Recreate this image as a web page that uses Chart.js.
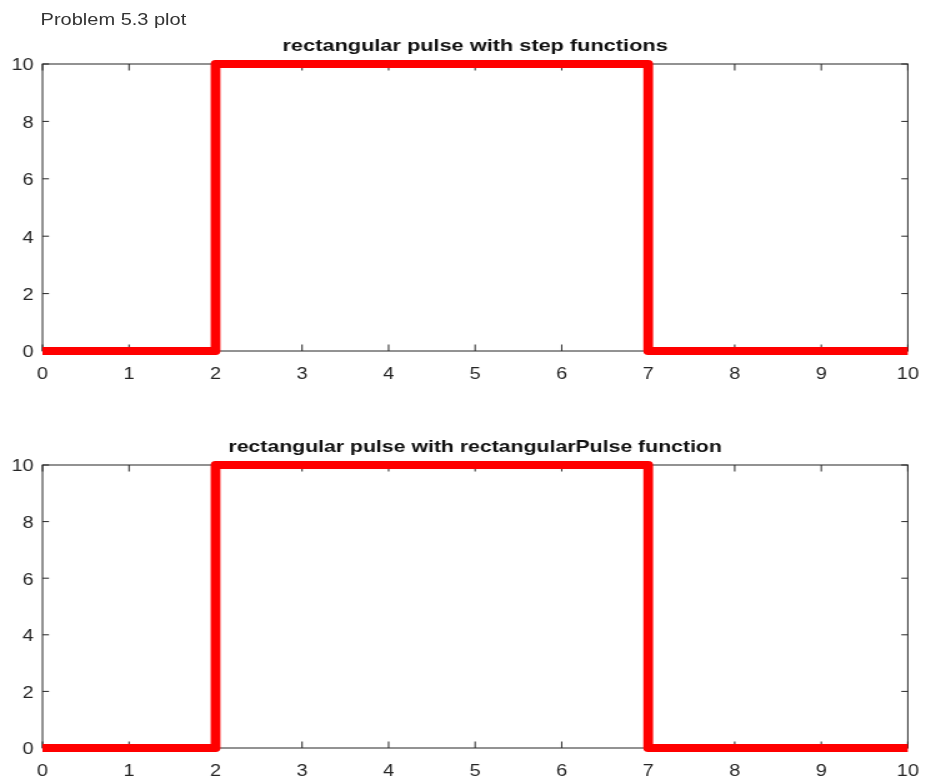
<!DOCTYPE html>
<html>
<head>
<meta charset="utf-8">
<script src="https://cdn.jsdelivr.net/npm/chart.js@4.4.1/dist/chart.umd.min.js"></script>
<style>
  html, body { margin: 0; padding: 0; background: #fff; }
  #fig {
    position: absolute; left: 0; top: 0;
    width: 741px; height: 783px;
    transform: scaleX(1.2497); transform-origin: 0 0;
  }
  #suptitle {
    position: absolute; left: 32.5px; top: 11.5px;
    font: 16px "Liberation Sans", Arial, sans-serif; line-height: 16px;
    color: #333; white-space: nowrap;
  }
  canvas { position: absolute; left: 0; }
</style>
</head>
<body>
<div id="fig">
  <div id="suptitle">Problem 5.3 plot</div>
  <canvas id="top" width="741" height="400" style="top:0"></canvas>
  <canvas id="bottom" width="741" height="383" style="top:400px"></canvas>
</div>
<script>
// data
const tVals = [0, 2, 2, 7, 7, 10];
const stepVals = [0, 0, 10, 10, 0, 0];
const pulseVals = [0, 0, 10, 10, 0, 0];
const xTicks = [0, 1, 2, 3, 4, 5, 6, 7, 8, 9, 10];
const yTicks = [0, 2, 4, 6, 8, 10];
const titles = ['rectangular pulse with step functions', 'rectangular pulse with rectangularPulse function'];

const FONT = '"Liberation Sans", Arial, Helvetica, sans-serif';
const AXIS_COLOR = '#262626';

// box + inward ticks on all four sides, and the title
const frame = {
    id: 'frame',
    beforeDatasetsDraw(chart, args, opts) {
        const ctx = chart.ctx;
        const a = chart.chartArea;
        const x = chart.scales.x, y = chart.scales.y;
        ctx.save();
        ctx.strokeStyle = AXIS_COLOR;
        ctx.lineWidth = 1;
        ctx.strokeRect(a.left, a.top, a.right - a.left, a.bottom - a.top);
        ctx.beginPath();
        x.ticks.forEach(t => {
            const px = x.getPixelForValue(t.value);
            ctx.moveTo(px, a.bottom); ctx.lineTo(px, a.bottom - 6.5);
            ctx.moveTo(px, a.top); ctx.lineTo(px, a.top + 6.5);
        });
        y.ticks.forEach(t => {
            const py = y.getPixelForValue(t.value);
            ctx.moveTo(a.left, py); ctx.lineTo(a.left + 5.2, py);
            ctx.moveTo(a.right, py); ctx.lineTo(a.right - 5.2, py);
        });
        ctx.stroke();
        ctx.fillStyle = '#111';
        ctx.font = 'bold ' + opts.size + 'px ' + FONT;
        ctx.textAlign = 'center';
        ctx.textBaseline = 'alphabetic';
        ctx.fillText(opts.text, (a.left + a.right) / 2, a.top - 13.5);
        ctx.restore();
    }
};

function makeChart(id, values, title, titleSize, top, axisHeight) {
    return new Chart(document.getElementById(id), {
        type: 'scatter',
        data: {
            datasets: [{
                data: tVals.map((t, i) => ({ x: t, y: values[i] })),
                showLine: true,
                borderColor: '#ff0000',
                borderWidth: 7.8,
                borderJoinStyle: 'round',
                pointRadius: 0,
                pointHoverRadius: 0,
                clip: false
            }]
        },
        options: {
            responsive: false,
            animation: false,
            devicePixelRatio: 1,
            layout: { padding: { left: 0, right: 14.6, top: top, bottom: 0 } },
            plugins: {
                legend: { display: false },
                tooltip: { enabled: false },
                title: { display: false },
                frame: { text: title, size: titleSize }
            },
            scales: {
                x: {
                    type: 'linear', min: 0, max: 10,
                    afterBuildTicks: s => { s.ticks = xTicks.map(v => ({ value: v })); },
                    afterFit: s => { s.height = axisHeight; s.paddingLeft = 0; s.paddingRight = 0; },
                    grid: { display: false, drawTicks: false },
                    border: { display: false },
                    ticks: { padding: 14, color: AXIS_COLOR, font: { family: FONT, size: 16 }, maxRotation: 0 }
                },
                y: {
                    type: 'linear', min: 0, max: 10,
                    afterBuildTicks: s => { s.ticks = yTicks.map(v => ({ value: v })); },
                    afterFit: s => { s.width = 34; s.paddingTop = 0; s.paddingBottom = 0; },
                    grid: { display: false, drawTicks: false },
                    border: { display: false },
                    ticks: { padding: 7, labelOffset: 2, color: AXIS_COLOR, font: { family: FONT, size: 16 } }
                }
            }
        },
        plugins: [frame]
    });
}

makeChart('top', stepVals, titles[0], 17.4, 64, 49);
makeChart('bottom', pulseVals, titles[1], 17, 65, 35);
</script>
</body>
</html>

---

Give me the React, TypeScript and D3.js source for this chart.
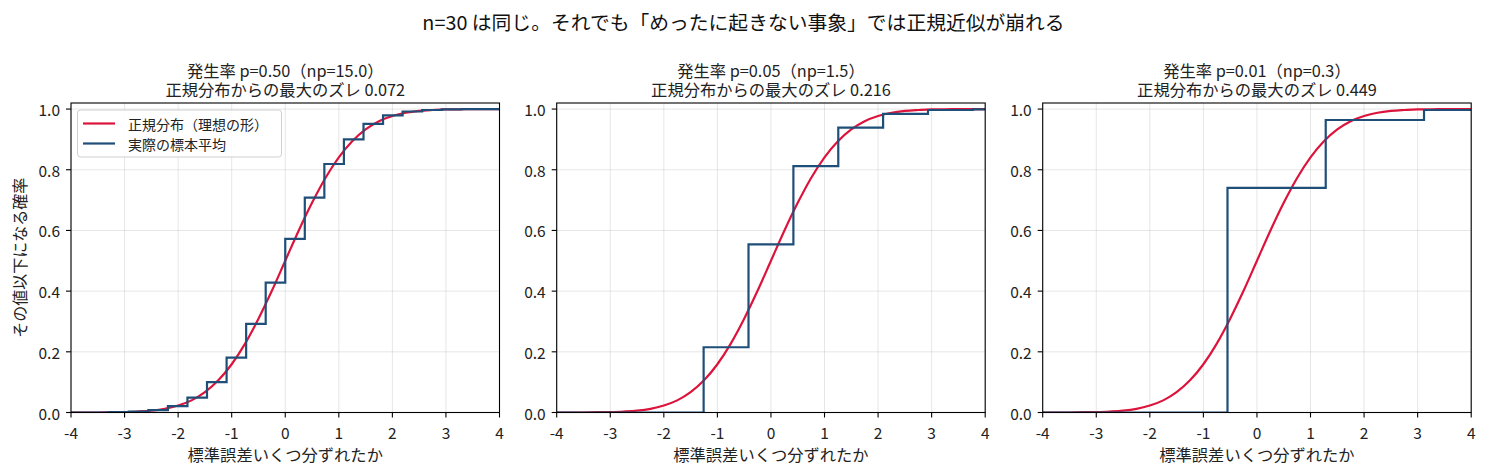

---

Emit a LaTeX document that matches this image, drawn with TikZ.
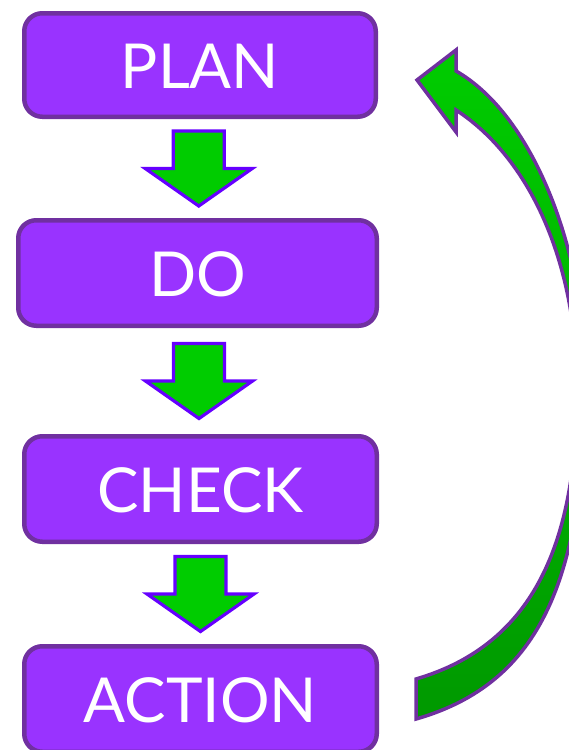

[WORK INSTRUCTIONS]
Scan the data for the word "that" and copy every line where it shows up.

[RESPONSE]
Recreate this image as a web page that uses Chart.js.
Emit a LaTeX document that matches this image, drawn with TikZ.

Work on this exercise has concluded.